- **AIM**
Quote every line as written. Omit pictures.

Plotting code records
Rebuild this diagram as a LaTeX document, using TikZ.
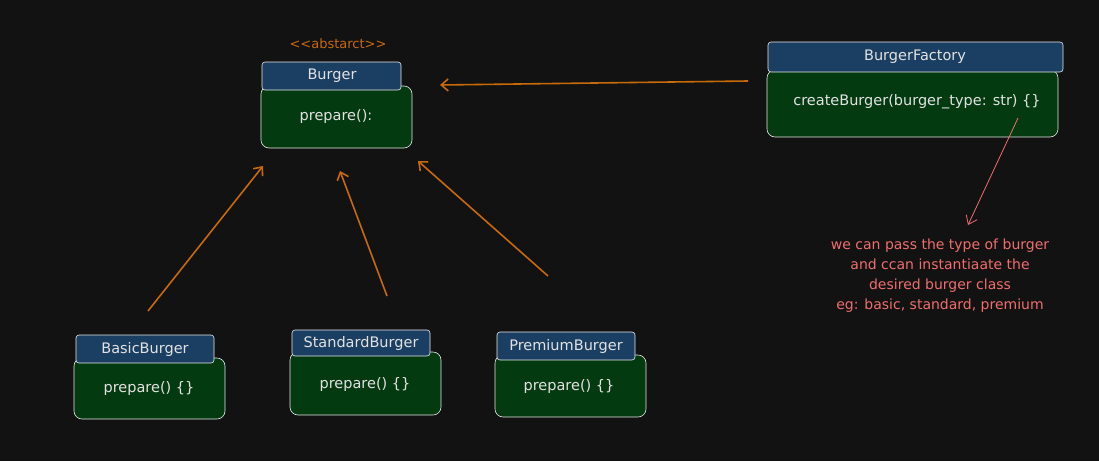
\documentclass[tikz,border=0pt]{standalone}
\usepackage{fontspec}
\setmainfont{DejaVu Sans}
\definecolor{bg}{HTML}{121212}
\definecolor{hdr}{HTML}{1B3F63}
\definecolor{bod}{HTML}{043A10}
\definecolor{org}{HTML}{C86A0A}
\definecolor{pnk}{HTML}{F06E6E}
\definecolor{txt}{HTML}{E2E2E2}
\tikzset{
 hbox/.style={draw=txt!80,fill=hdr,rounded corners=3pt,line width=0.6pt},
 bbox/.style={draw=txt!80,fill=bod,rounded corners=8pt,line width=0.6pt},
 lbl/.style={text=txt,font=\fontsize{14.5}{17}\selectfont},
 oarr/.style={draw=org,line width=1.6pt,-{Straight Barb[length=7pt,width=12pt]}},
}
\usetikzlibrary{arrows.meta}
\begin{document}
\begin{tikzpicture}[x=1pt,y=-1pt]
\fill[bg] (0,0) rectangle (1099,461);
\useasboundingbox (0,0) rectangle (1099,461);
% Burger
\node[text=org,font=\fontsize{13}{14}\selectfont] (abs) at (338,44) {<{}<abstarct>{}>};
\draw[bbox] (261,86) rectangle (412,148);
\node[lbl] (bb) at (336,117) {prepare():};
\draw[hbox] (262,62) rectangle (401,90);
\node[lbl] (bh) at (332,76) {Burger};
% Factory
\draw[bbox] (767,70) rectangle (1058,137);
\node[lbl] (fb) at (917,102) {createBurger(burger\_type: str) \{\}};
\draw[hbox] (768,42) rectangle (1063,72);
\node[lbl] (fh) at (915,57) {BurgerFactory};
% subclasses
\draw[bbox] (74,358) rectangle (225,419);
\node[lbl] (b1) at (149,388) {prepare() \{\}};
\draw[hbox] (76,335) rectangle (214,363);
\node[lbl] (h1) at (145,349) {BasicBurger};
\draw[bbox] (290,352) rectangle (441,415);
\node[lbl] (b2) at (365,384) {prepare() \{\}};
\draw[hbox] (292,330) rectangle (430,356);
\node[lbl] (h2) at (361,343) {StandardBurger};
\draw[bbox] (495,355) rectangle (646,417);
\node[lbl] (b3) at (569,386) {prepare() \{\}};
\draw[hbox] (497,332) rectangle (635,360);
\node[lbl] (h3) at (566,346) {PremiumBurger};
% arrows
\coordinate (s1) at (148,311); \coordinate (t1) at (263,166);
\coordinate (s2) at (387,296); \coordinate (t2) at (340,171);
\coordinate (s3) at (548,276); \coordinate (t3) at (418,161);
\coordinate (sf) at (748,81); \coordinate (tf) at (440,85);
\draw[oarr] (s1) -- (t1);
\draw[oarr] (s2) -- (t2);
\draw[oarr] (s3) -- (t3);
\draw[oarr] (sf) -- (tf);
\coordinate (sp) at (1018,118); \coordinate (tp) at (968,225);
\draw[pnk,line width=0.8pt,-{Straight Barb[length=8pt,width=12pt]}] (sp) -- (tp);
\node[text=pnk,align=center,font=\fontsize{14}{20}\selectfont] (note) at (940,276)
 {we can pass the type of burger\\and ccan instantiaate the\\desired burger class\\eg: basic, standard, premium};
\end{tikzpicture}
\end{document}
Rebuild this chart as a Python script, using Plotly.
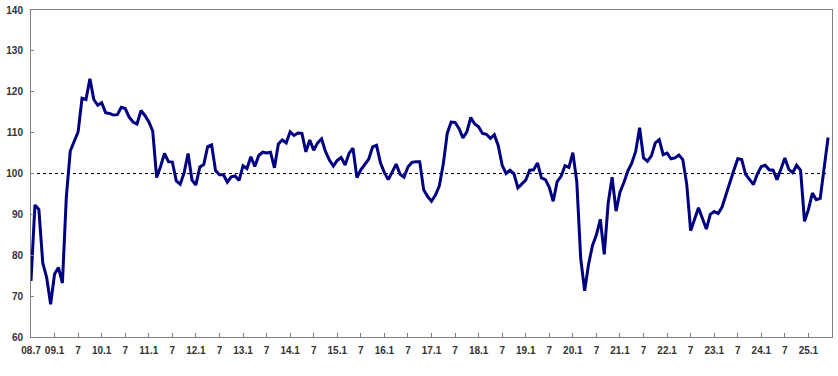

- **SOLUTION FOR THIS EXERCISE**
Rebuild this diagram as a LaTeX document, using TikZ.
\documentclass[tikz,border=0pt]{standalone}
\usepackage{fontspec}
\setmainfont{DejaVu Sans}
\definecolor{bg}{HTML}{121212}
\definecolor{hdr}{HTML}{1B3F63}
\definecolor{bod}{HTML}{043A10}
\definecolor{org}{HTML}{C86A0A}
\definecolor{pnk}{HTML}{F06E6E}
\definecolor{txt}{HTML}{E2E2E2}
\tikzset{
 hbox/.style={draw=txt!80,fill=hdr,rounded corners=3pt,line width=0.6pt},
 bbox/.style={draw=txt!80,fill=bod,rounded corners=8pt,line width=0.6pt},
 lbl/.style={text=txt,font=\fontsize{14.5}{17}\selectfont},
 oarr/.style={draw=org,line width=1.6pt,-{Straight Barb[length=7pt,width=12pt]}},
}
\usetikzlibrary{arrows.meta}
\begin{document}
\begin{tikzpicture}[x=1pt,y=-1pt]
\fill[bg] (0,0) rectangle (1099,461);
\useasboundingbox (0,0) rectangle (1099,461);
% Burger
\node[text=org,font=\fontsize{13}{14}\selectfont] (abs) at (338,44) {<{}<abstarct>{}>};
\draw[bbox] (261,86) rectangle (412,148);
\node[lbl] (bb) at (336,117) {prepare():};
\draw[hbox] (262,62) rectangle (401,90);
\node[lbl] (bh) at (332,76) {Burger};
% Factory
\draw[bbox] (767,70) rectangle (1058,137);
\node[lbl] (fb) at (917,102) {createBurger(burger\_type: str) \{\}};
\draw[hbox] (768,42) rectangle (1063,72);
\node[lbl] (fh) at (915,57) {BurgerFactory};
% subclasses
\draw[bbox] (74,358) rectangle (225,419);
\node[lbl] (b1) at (149,388) {prepare() \{\}};
\draw[hbox] (76,335) rectangle (214,363);
\node[lbl] (h1) at (145,349) {BasicBurger};
\draw[bbox] (290,352) rectangle (441,415);
\node[lbl] (b2) at (365,384) {prepare() \{\}};
\draw[hbox] (292,330) rectangle (430,356);
\node[lbl] (h2) at (361,343) {StandardBurger};
\draw[bbox] (495,355) rectangle (646,417);
\node[lbl] (b3) at (569,386) {prepare() \{\}};
\draw[hbox] (497,332) rectangle (635,360);
\node[lbl] (h3) at (566,346) {PremiumBurger};
% arrows
\coordinate (s1) at (148,311); \coordinate (t1) at (263,166);
\coordinate (s2) at (387,296); \coordinate (t2) at (340,171);
\coordinate (s3) at (548,276); \coordinate (t3) at (418,161);
\coordinate (sf) at (748,81); \coordinate (tf) at (440,85);
\draw[oarr] (s1) -- (t1);
\draw[oarr] (s2) -- (t2);
\draw[oarr] (s3) -- (t3);
\draw[oarr] (sf) -- (tf);
\coordinate (sp) at (1018,118); \coordinate (tp) at (968,225);
\draw[pnk,line width=0.8pt,-{Straight Barb[length=8pt,width=12pt]}] (sp) -- (tp);
\node[text=pnk,align=center,font=\fontsize{14}{20}\selectfont] (note) at (940,276)
 {we can pass the type of burger\\and ccan instantiaate the\\desired burger class\\eg: basic, standard, premium};
\end{tikzpicture}
\end{document}
Rebuild this chart as a Python script, using Plotly.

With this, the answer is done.